E por fim, o fator mais imprevisível: o ser humano. O remador destemido. Aquele que chega às 5h30 da manhã com sangue nos olhos, pronto para remar, mas que às vezes esquece que, por trás da empolgação, existe uma responsabilidade compartilhada. Remar não é só sentar na canoa e remar. Segurança também é parte do treino. É papel de cada remador verificar o equipamento, cobrar o uso de colete do colega, conferir se a amarração da ama está firme, e, se possível, checar o estado da canoa antes mesmo de montá-la — porque nem sempre o gestor vai conseguir olhar tudo.

Acima de tudo, cada remador precisa lembrar que não está sozinho naquela canoa.
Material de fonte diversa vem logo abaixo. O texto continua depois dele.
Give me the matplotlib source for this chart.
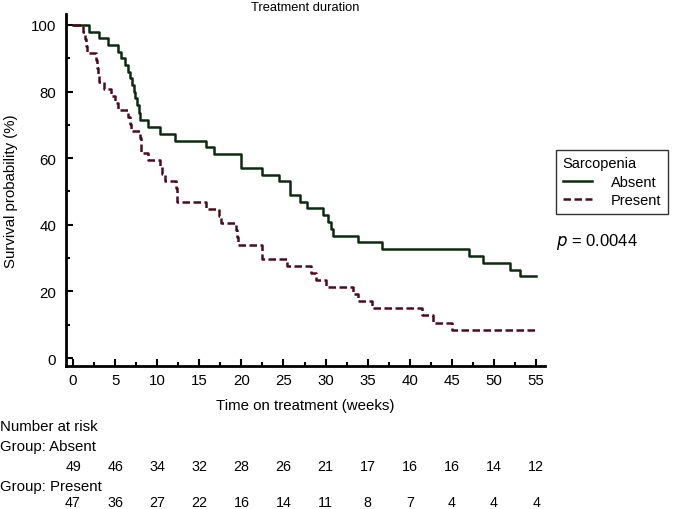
import numpy as np
import matplotlib
matplotlib.use('Agg')
import matplotlib.pyplot as plt
from matplotlib.ticker import MultipleLocator

plt.rcParams['font.family'] = ['Liberation Sans', 'DejaVu Sans']

# Kaplan-Meier curves (time of each step, survival after it)
t_absent = [0, 1.9, 3.1, 4.2, 5.3, 5.7, 6.2, 6.5, 6.8, 7.0, 7.2, 7.4, 7.6, 7.8, 8.0,
            8.9, 10.3, 12.1, 15.8, 16.8, 19.9, 22.4, 24.5, 25.8, 27.0, 27.8, 29.7,
            30.3, 30.6, 30.9, 33.9, 36.7, 47.0, 48.7, 51.9, 53.1, 55.0]
s_absent = [100, 98, 96, 94, 92, 90, 88, 86, 84, 82, 80, 78, 76, 73.5, 71.4,
            69.4, 67.3, 65.3, 63.3, 61.2, 57.1, 55.1, 53.1, 49.0, 46.9, 44.9, 42.9,
            40.8, 38.8, 36.7, 34.7, 32.7, 30.6, 28.6, 26.5, 24.5, 24.5]

t_present = [0, 1.2, 1.4, 1.5, 1.7, 2.75, 2.85, 2.95, 3.1, 3.7, 4.5, 5.0, 5.4, 6.5,
             6.8, 6.9, 8.0, 8.05, 8.1, 8.9, 10.3, 10.6, 10.9, 12.2, 12.3, 12.4,
             15.8, 17.3, 17.6, 19.4, 19.5, 19.6, 22.4, 22.5, 25.4, 28.3, 28.9, 30.1,
             33.3, 33.9, 35.5, 41.4, 42.8, 45.0, 55.0]
s_present = [100, 97.9, 95.7, 93.6, 91.5, 89.4, 87.2, 85.1, 83.0, 80.9, 78.7, 76.6,
             74.5, 72.3, 70.2, 68.1, 66.0, 63.8, 61.7, 59.6, 57.4, 55.3, 53.2, 51.1,
             48.9, 46.8, 44.7, 42.6, 40.4, 38.3, 36.2, 34.0, 31.9, 29.8, 27.7, 25.5,
             23.4, 21.2, 19.1, 17.0, 14.9, 12.8, 10.6, 8.5, 8.5]

risk_times = [0, 5, 10, 15, 20, 25, 30, 35, 40, 45, 50, 55]
risk_absent = [49, 46, 34, 32, 28, 26, 21, 17, 16, 16, 14, 12]
risk_present = [47, 36, 27, 22, 16, 14, 11, 8, 7, 4, 4, 4]

clr_abs = '#0c2a0e'
clr_pre = '#4e0a1e'
fs = 10.8

fig = plt.figure(figsize=(6.73, 5.10), dpi=100)
ax = fig.add_axes([0.0981, 0.2804, 0.7117, 0.6902])

ax.step(t_absent, s_absent, where='post', color=clr_abs, lw=1.8, label='Absent')
ax.step(t_present, s_present, where='post', color=clr_pre, lw=1.8,
        dashes=(3.0, 1.4), label='Present')

ax.set_xlim(-0.83, 56.06)
ax.set_ylim(-2.4, 103.3)
ax.xaxis.set_major_locator(MultipleLocator(5))
ax.xaxis.set_minor_locator(MultipleLocator(2.5))
ax.yaxis.set_major_locator(MultipleLocator(20))
ax.yaxis.set_minor_locator(MultipleLocator(10))
ax.tick_params(which='both', direction='in', width=1.5, labelsize=fs, colors='black')
ax.tick_params(which='major', length=5)
ax.tick_params(which='minor', length=3)
ax.tick_params(axis='x', pad=5)
ax.tick_params(axis='y', pad=7)
for sp in ['top', 'right']:
    ax.spines[sp].set_visible(False)
for sp in ['left', 'bottom']:
    ax.spines[sp].set_linewidth(2)

ax.set_xlabel('Time on treatment (weeks)', fontsize=fs, labelpad=8)
ax.set_ylabel('Survival probability (%)', fontsize=fs, labelpad=9)
fig.text(0.454, 1 - 8 / 510, 'Treatment duration', ha='center', va='center', fontsize=9.3)

leg = ax.legend(title='Sarcopenia', loc='upper left', bbox_to_anchor=(1.023, 0.614),
                fontsize=10.5, title_fontsize=10.5, frameon=True, fancybox=False,
                edgecolor='black', handlelength=2.0, handletextpad=1.3,
                borderpad=0.45, labelspacing=0.3, borderaxespad=0)
leg._legend_box.align = 'left'
leg.get_frame().set_linewidth(1.0)

fig.text(556 / 673, 1 - 242 / 510, r'$\it{p}$ = 0.0044', fontsize=12, va='center')

# number at risk table
fig.text(0.0, 1 - 427 / 510, 'Number at risk', fontsize=fs, va='center')
fig.text(0.0, 1 - 447 / 510, 'Group: Absent', fontsize=fs, va='center')
fig.text(0.0, 1 - 487 / 510, 'Group: Present', fontsize=fs, va='center')
for x, a, p in zip(risk_times, risk_absent, risk_present):
    xf = fig.transFigure.inverted().transform(ax.transData.transform((x, 0)))[0]
    fig.text(xf, 1 - 467 / 510, str(a), ha='center', va='center', fontsize=10.3)
    fig.text(xf, 1 - 503 / 510, str(p), ha='center', va='center', fontsize=10.3)

fig.savefig('out.png', dpi=100)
Não dá para abusar dos próprios limites sem saber o nível de experiência de quem está ao seu lado — e muito menos como os outros vão reagir numa situação crítica.

Agora, falando do incidente com o clube Fusão Va’a, que naufragou três OC6 com 18 atletas na semana passada — sem entrar no mérito dos motivos, mas olhando por outro ângulo: será que teríamos tantas mensagens de solidariedade, minimizando o ocorrido ou até enaltecendo o espírito desafiador dos remadores, se tivesse ocorrido uma fatalidade?

Essa é a pergunta que carrego comigo — e que repito quase todos os dias aos meus instrutores e lemes aqui na Bravus: na hora que der ruim de verdade, ninguém vai ficar do seu lado. Não vai ter like, nem textão bonito. Vai ter cobrança, responsabilização e, infelizmente, dor.

Por isso, a segurança não pode ser relativizada nem romantizada. Precisa ser tratada com a seriedade que exige — antes que o pior aconteça.